An Individual Retirement Account, or IRA, allows you to save for retirement while gaining significant tax advantages. A Roth IRA is a type of IRA that allows you to pay taxes on money going into the account and withdraw both the money you’ve saved and any interest or investment gains tax-free.
The IRS restricts the amount that you can contribute to a Roth IRA in any given year. In 2019 and 2020 the maximum annual contribution is $6000 per year, with an extra $1000 allowed if you are over age 50. The IRS is involved so assume that there are conditions and exceptions!
What Are Roth and Traditional IRAs?
An IRA is an investment account that individuals use to gain tax advantages while setting aside money for retirement. There are several types of IRA. Traditional and Roth IRAs are the most common types. The difference between them lies in the timing of their tax benefits.
- A Traditional IRA lets you deduct your contributions to your IRA from your income taxes. You will pay tax on the money you save when you withdraw it. That immediate advantage is an asset to people who are short of money but still want to put away money for retirement.
- A Roth IRA lets you pay taxes on the money you deposit. You can then withdraw the money, along with any interest or investment gains, tax-free. A Roth IRA appeals to people who have adequate income now and want to defer their tax advantages until they are retired.
You can only contribute to an IRA with money that the IRS considers earned income. Investment income, Social Security benefits and child support are not considered earned income.
You can only establish an IRA with an institution that has been approved by the IRS. Many banks, credit unions and brokerages are authorized to offer IRAs.
Contribution Limits for Roth IRAs
The IRS sets a limit for the amount that you can contribute tax-free to your Roth IRA in any given year. The annual contribution limit for a Roth IRA in 2020 is $6000. If you are over 50 you can contribute $7000. If your income exceeds the standards listed above this contribution may be reduced.

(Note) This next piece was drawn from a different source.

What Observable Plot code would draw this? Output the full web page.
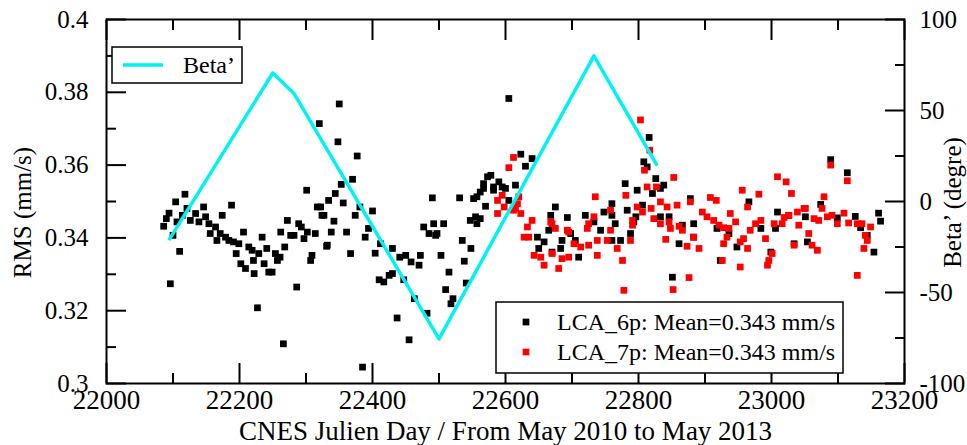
<!DOCTYPE html>
<html><head><meta charset="utf-8">
<script src="https://cdn.jsdelivr.net/npm/d3@7"></script>
<script src="https://cdn.jsdelivr.net/npm/@observablehq/plot@0.6"></script>
<style>body{margin:0;background:#fff}svg{display:block}</style>
</head><body><div id="chart"></div>
<script>
// ---- data ----
const lca6Day = [22118,22104,22094,22090,22086,22106,22114,22121,22126,22134,22139,22146,22149,22154,22174,22188,22156,22164,22166,22171,22179,22184,22191,22199,22206,22195,22202,22209,22214,22219,22222,22221,22229,22234,22237,22241,22244,22249,22254,22257,22261,22262,22268,22272,22277,22282,22289,22293,22297,22302,22307,22309,22314,22317,22324,22332,22301,22334,22110,22096,22227,22266,22286,22100,22320,22350,22348,22377,22370,22353,22344,22356,22322,22327,22342,22374,22381,22400,22338,22361,22394,22389,22331,22367,22404,22412,22430,22441,22450,22458,22470,22472,22410,22417,22425,22430,22447,22463,22485,22495,22503,22515,22510,22521,22518,22535,22548,22538,22541,22482,22437,22455,22385,22490,22531,22552,22573,22578,22567,22582,22590,22595,22600,22570,22557,22547,22555,22557,22507,22492,22477,22497,22605,22623,22640,22630,22615,22567,22582,22562,22605,22562,22675,22668,22693,22665,22648,22658,22650,22670,22685,22698,22705,22683,22710,22720,22733,22743,22748,22760,22760,22765,22773,22760,22780,22798,22783,22796,22788,22808,22813,22806,22793,22816,22826,22838,22821,22878,22833,22846,22866,22883,22833,22861,22883,22966,23009,23051,22984,22936,22948,23006,22999,23034,23054,22923,22851,23089,23114,23026,23074,23126,23161,23164,22918,23099,23134,23144,23154];
const lca6Rms = [0.3520,0.3499,0.3468,0.3453,0.3432,0.3444,0.3462,0.3481,0.3448,0.3467,0.3444,0.3485,0.3458,0.3439,0.3462,0.3490,0.3412,0.3430,0.3393,0.3412,0.3402,0.3393,0.3389,0.3384,0.3416,0.3357,0.3329,0.3316,0.3375,0.3366,0.3302,0.3338,0.3357,0.3402,0.3329,0.3371,0.3306,0.3306,0.3357,0.3338,0.3347,0.3416,0.3375,0.3448,0.3407,0.3407,0.3439,0.3430,0.3398,0.3416,0.3338,0.3352,0.3412,0.3485,0.3462,0.3380,0.3531,0.3503,0.3363,0.3274,0.3208,0.3109,0.3265,0.3407,0.3714,0.3768,0.3664,0.3625,0.3561,0.3547,0.3522,0.3496,0.3485,0.3462,0.3446,0.3462,0.3485,0.3474,0.3416,0.3416,0.3426,0.3402,0.3377,0.3357,0.3358,0.3384,0.3371,0.3347,0.3352,0.3334,0.3325,0.3352,0.3285,0.3279,0.3297,0.3302,0.3285,0.3233,0.3412,0.3407,0.3352,0.3306,0.3258,0.3233,0.3219,0.3393,0.3371,0.3336,0.3276,0.3193,0.3180,0.3120,0.3045,0.3510,0.3510,0.3508,0.3568,0.3572,0.3536,0.3540,0.3554,0.3540,0.3536,0.3487,0.3513,0.3448,0.3458,0.3439,0.3439,0.3439,0.3430,0.3412,0.3783,0.3630,0.3618,0.3597,0.3545,0.3549,0.3531,0.3526,0.3503,0.3453,0.3485,0.3462,0.3456,0.3421,0.3402,0.3389,0.3371,0.3361,0.3393,0.3412,0.3393,0.3371,0.3347,0.3462,0.3444,0.3421,0.3471,0.3494,0.3462,0.3439,0.3393,0.3393,0.3549,0.3531,0.3476,0.3458,0.3412,0.3609,0.3595,0.3490,0.3444,0.3676,0.3563,0.3545,0.3522,0.3508,0.3458,0.3458,0.3435,0.3439,0.3536,0.3384,0.3402,0.3499,0.3471,0.3458,0.3426,0.3412,0.3375,0.3426,0.3361,0.3384,0.3389,0.3338,0.3292,0.3615,0.3579,0.3462,0.3492,0.3459,0.3468,0.3446,0.3426,0.3455,0.3428,0.3407,0.3361];
const lca7Day = [22612,22605,22595,22588,22598,22588,22618,22803,22817,22809,22813,22853,22827,22781,22735,22798,22819,22833,22843,22858,22878,22908,22896,22903,22913,22758,22733,22725,22791,22791,22833,22848,22866,22640,22633,22670,22695,22623,22615,22620,22612,22628,22635,22668,22675,22643,22653,22658,22680,22670,22685,22695,22693,22703,22713,22725,22723,22738,22738,22753,22758,22768,22776,22788,22806,22778,22876,22852,23009,23022,23030,22956,22981,22917,22823,22846,22861,22841,22883,22921,22928,22936,22938,22946,22964,22968,22976,22984,22991,23001,22996,22994,23004,23016,23019,23026,23039,23049,23041,23034,22953,22964,22928,22891,22873,22926,22953,23089,23114,23079,23051,23064,23071,23076,23084,23091,23099,23109,23116,23129,23136,23149,23141,23144,23139,23056,23061,23069,22958,23129,22933];
const lca7Rms = [0.3621,0.3593,0.3517,0.3503,0.3485,0.3467,0.3494,0.3724,0.3641,0.3586,0.3540,0.3566,0.3540,0.3517,0.3513,0.3485,0.3481,0.3499,0.3485,0.3490,0.3499,0.3511,0.3471,0.3458,0.3448,0.3476,0.3458,0.3439,0.3448,0.3435,0.3439,0.3426,0.3421,0.3448,0.3430,0.3439,0.3416,0.3467,0.3481,0.3513,0.3476,0.3402,0.3402,0.3444,0.3426,0.3352,0.3347,0.3325,0.3316,0.3357,0.3343,0.3347,0.3421,0.3384,0.3375,0.3380,0.3426,0.3352,0.3393,0.3393,0.3421,0.3371,0.3338,0.3393,0.3471,0.3256,0.3291,0.3258,0.3568,0.3554,0.3522,0.3531,0.3520,0.3503,0.3453,0.3444,0.3432,0.3396,0.3402,0.3435,0.3428,0.3426,0.3467,0.3444,0.3485,0.3421,0.3439,0.3448,0.3398,0.3357,0.3338,0.3325,0.3439,0.3439,0.3456,0.3462,0.3471,0.3481,0.3435,0.3380,0.3389,0.3371,0.3384,0.3371,0.3377,0.3338,0.3320,0.3600,0.3557,0.3513,0.3481,0.3453,0.3448,0.3481,0.3458,0.3462,0.3439,0.3468,0.3441,0.3439,0.3439,0.3430,0.3407,0.3393,0.3371,0.3412,0.3380,0.3366,0.3398,0.3297,0.3402];
const betaDay = [22095, 22250, 22282, 22500, 22733, 22827];
const betaDeg = [-20.5, 70.6, 59.3, -75.5, 80, 20.4];

const xMajor = [22000, 22200, 22400, 22600, 22800, 23000, 23200];
const xMinor = [22100, 22300, 22500, 22700, 22900, 23100];
const yMajor = [0.30, 0.32, 0.34, 0.36, 0.38, 0.40];
const yMinor = [0.31, 0.33, 0.35, 0.37, 0.39];
const betaMajor = [-100, -50, 0, 50, 100];
const betaMinor = [-75, -25, 25, 75];

const xTitle = "CNES Julien Day / From May 2010 to May 2013";
const yTitle = "RMS (mm/s)";
const y2Title = "Beta’ (degre)";
const lineLegend = "Beta’";
const seriesLabels = ["LCA_6p: Mean=0.343 mm/s", "LCA_7p: Mean=0.343 mm/s"];
const seriesColors = ["#000000", "#ff0000"];

// ---- build ----
const lca6 = lca6Day.map((d, i) => ({day: d, rms: lca6Rms[i]}));
const lca7 = lca7Day.map((d, i) => ({day: d, rms: lca7Rms[i]}));
const beta = betaDay.map((d, i) => ({day: d, beta: betaDeg[i]}));
const toRms = b => 0.35 + b / 2000;  // right axis -100..100 mapped on 0.3..0.4
const fmt = d => String(+d.toFixed(2));
const FONT = "Liberation Serif";
const TF = 27;
const YF = 25;

const plot = Plot.plot({
  width: 967, height: 445,
  marginLeft: 106, marginRight: 63, marginTop: 19, marginBottom: 62,
  style: {fontFamily: FONT, background: "#fff", color: "#000", overflow: "visible"},
  x: {domain: [22000, 23200]},
  y: {domain: [0.3, 0.4]},
  marks: [
    // inward ticks
    Plot.axisX(xMajor, {anchor: "bottom", tickSize: -20, tickFormat: () => "", strokeWidth: 2, label: null}),
    Plot.axisX(xMinor, {anchor: "bottom", tickSize: -10, tickFormat: () => "", strokeWidth: 2, label: null}),
    Plot.axisX(xMajor, {anchor: "top", tickSize: -20, tickFormat: () => "", strokeWidth: 2, label: null}),
    Plot.axisX(xMinor, {anchor: "top", tickSize: -10, tickFormat: () => "", strokeWidth: 2, label: null}),
    Plot.axisY(yMajor, {anchor: "left", tickSize: -20, tickFormat: () => "", strokeWidth: 2, label: null}),
    Plot.axisY(yMinor, {anchor: "left", tickSize: -10, tickFormat: () => "", strokeWidth: 2, label: null}),
    Plot.axisY(betaMajor.map(toRms), {anchor: "right", tickSize: -20, tickFormat: () => "", strokeWidth: 2, label: null}),
    Plot.axisY(betaMinor.map(toRms), {anchor: "right", tickSize: -10, tickFormat: () => "", strokeWidth: 2, label: null}),
    // tick labels
    Plot.axisX(xMajor, {anchor: "bottom", tickSize: 0, tickPadding: 6, tickFormat: d => String(d), fontSize: TF, label: null}),
    Plot.axisY(yMajor, {anchor: "left", tickSize: 0, tickPadding: 18, tickFormat: fmt, fontSize: YF, label: null}),
    Plot.axisY(betaMajor.map(toRms), {anchor: "right", tickSize: 0, tickPadding: 15,
      tickFormat: v => String(Math.round((v - 0.35) * 2000)), fontSize: YF, label: null}),
    Plot.frame({stroke: "#000", strokeWidth: 2}),
    // data
    Plot.dot(lca6, {x: "day", y: "rms", symbol: "square", r: 3.8, fill: seriesColors[0]}),
    Plot.dot(lca7, {x: "day", y: "rms", symbol: "square", r: 3.8, fill: seriesColors[1]}),
    Plot.line(beta, {x: "day", y: d => toRms(d.beta), stroke: "#00f2f2", strokeWidth: 3.5}),
    // titles
    Plot.text([xTitle], {frameAnchor: "bottom", dy: 48, text: d => d, fontSize: TF, lineAnchor: "middle"}),
    Plot.text([yTitle], {frameAnchor: "left", dx: -84, dy: 11, rotate: -90, textAnchor: "middle", lineAnchor: "middle", text: d => d, fontSize: 25}),
    Plot.text([y2Title], {frameAnchor: "right", dx: 48, dy: 1, rotate: -90, textAnchor: "middle", lineAnchor: "middle", text: d => d, fontSize: 25})
  ]
});
document.getElementById("chart").appendChild(plot);

// ---- legends (layout only) ----
const svg = d3.select(plot);
const g1 = svg.append("g").attr("font-family", FONT).attr("text-anchor", "start");
g1.append("rect").attr("x", 112).attr("y", 47).attr("width", 130).attr("height", 36)
  .attr("fill", "#fff").attr("stroke", "#000").attr("stroke-width", 1.5);
g1.append("line").attr("x1", 123).attr("x2", 163).attr("y1", 65).attr("y2", 65)
  .attr("stroke", "#00f2f2").attr("stroke-width", 3.5);
g1.append("text").attr("x", 183).attr("y", 73).attr("font-size", 24).text(lineLegend);

const g2 = svg.append("g").attr("font-family", FONT).attr("text-anchor", "start");
g2.append("rect").attr("x", 496).attr("y", 302).attr("width", 347).attr("height", 71)
  .attr("fill", "#fff").attr("stroke", "#000").attr("stroke-width", 1.5);
const sym = d3.symbol(d3.symbolSquare, Math.PI * 3.8 * 3.8);
seriesLabels.forEach((lab, i) => {
  const yy = 322 + i * 30;
  g2.append("path").attr("d", sym()).attr("transform", `translate(526,${yy})`).attr("fill", seriesColors[i]);
  g2.append("text").attr("x", 557).attr("y", yy + 8).attr("font-size", 24).text(lab);
});
</script>
</body></html>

You cannot contribute more than your taxable income for the year. If you have no taxable income you cannot contribute to a Roth IRA. If your taxable income is $4000, you can only contribute $4000. If you contribute more than the permissible amount the IRS can impose a penalty.
If you contributed too much you may withdraw the contributions and file an amended tax return for up to six months. You will pay tax on the amount you withdraw without having to pay a penalty.
Income Restrictions for Roth IRAs
Roth IRAs are designed to encourage middle-class Americans to save for their retirement. The tax advantages they provide are only available to individuals with incomes below certain levels.
- If you are single or the head of a household, you can contribute up to the full allowable amount in 2020 if your income is below $124,000/year. If your income is between $124,000 and $139,000, the amount you can contribute may be reduced. If you earn over $139,000 you cannot contribute.
- If you are married and filing jointly or your spouse is deceased, you can contribute up to the full allowable amount in 2020 if your income is below $196,000/year. If your income is between $196,000 and $206,000, the amount you can contribute may be reduced. If you earn over $206,000 you cannot contribute.
- If you are married and filing separately. you can contribute up to the full allowable amount in 2020 if your income is below $10,000/year. If you earn over $10,000 you cannot contribute. This provision is designed to encourage married couples to file joint returns
These limits are based on your Modified Adjusted Gross Income (MAGI). MAGI is based on the adjusted gross income from your tax return, with additional deductions for items like interest on student loans, expenses for higher education and taxes on self-employment income.
The Advantages of a Roth IRA
A Roth IRA has advantages that most IRAs don’t share.
- A Roth IRA is taxed when the money goes in, not when it comes out. That means any investment gains are tax-free. Many Roth IRA providers will allow you to invest the money in your account. An IRA is usually held for a significant amount of time, so investment gains may be substantial.
- You can keep making contributions to a Roth IRA as long as you have taxable income that’s below the cutoff point.
- You can hold the Roth IRA indefinitely. There is no Required Minimum Distribution when you reach a fixed age. That lets you hold the account until market conditions favor drawing from it.
- A Roth IRA can be inherited. If you die before you exhaust your Roth IRA, your heirs can still use the money tax-free.
Remember that some IRA providers may charge trading fees or restrict your investment options. Check the terms carefully before you open an account.
A Roth IRA is a tax-advantaged investment vehicle designed to encourage middle-class Americans to save for their retirement. A Roth IRA has significant advantages even if the amount you can contribute annually has a cap and the cap is subject to income requirements. Those requirements can change every year, so you should check the requirements every year before deciding what you will contribute.